## Information shown
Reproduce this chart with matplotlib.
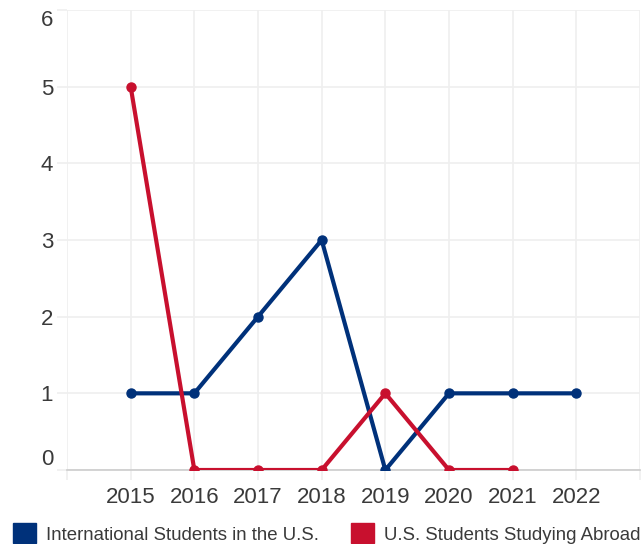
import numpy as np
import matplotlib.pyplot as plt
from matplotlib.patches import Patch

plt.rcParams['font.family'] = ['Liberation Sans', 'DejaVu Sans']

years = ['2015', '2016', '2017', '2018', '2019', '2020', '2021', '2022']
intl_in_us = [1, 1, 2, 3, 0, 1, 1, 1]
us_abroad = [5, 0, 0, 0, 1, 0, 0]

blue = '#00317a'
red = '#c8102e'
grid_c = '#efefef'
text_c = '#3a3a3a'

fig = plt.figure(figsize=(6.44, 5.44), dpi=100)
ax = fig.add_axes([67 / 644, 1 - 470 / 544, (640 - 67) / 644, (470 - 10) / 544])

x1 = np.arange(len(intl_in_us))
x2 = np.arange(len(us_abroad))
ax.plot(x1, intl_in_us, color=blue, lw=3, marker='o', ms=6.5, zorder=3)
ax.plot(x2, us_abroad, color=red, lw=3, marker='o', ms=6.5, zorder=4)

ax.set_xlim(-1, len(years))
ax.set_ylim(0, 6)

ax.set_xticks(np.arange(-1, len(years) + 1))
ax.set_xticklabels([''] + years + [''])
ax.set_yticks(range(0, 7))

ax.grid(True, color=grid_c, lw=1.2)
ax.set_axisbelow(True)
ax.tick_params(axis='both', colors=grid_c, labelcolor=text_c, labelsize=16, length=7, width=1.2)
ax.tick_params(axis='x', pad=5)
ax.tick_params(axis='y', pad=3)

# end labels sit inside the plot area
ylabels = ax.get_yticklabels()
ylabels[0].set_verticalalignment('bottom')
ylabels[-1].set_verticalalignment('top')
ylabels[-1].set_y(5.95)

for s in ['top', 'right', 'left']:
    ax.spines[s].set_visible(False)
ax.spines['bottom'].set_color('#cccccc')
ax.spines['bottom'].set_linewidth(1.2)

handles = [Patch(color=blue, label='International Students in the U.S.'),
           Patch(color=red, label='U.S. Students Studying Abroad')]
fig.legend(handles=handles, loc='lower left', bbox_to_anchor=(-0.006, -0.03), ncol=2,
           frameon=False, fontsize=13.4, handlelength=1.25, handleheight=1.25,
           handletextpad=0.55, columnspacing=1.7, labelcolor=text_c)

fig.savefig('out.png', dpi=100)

## Set exercise
Transcribe the full listing above exactly, with the images removed.

## Written solution
Reproduce this chart with matplotlib.
import numpy as np
import matplotlib.pyplot as plt
from matplotlib.patches import Patch

plt.rcParams['font.family'] = ['Liberation Sans', 'DejaVu Sans']

years = ['2015', '2016', '2017', '2018', '2019', '2020', '2021', '2022']
intl_in_us = [1, 1, 2, 3, 0, 1, 1, 1]
us_abroad = [5, 0, 0, 0, 1, 0, 0]

blue = '#00317a'
red = '#c8102e'
grid_c = '#efefef'
text_c = '#3a3a3a'

fig = plt.figure(figsize=(6.44, 5.44), dpi=100)
ax = fig.add_axes([67 / 644, 1 - 470 / 544, (640 - 67) / 644, (470 - 10) / 544])

x1 = np.arange(len(intl_in_us))
x2 = np.arange(len(us_abroad))
ax.plot(x1, intl_in_us, color=blue, lw=3, marker='o', ms=6.5, zorder=3)
ax.plot(x2, us_abroad, color=red, lw=3, marker='o', ms=6.5, zorder=4)

ax.set_xlim(-1, len(years))
ax.set_ylim(0, 6)

ax.set_xticks(np.arange(-1, len(years) + 1))
ax.set_xticklabels([''] + years + [''])
ax.set_yticks(range(0, 7))

ax.grid(True, color=grid_c, lw=1.2)
ax.set_axisbelow(True)
ax.tick_params(axis='both', colors=grid_c, labelcolor=text_c, labelsize=16, length=7, width=1.2)
ax.tick_params(axis='x', pad=5)
ax.tick_params(axis='y', pad=3)

# end labels sit inside the plot area
ylabels = ax.get_yticklabels()
ylabels[0].set_verticalalignment('bottom')
ylabels[-1].set_verticalalignment('top')
ylabels[-1].set_y(5.95)

for s in ['top', 'right', 'left']:
    ax.spines[s].set_visible(False)
ax.spines['bottom'].set_color('#cccccc')
ax.spines['bottom'].set_linewidth(1.2)

handles = [Patch(color=blue, label='International Students in the U.S.'),
           Patch(color=red, label='U.S. Students Studying Abroad')]
fig.legend(handles=handles, loc='lower left', bbox_to_anchor=(-0.006, -0.03), ncol=2,
           frameon=False, fontsize=13.4, handlelength=1.25, handleheight=1.25,
           handletextpad=0.55, columnspacing=1.7, labelcolor=text_c)

fig.savefig('out.png', dpi=100)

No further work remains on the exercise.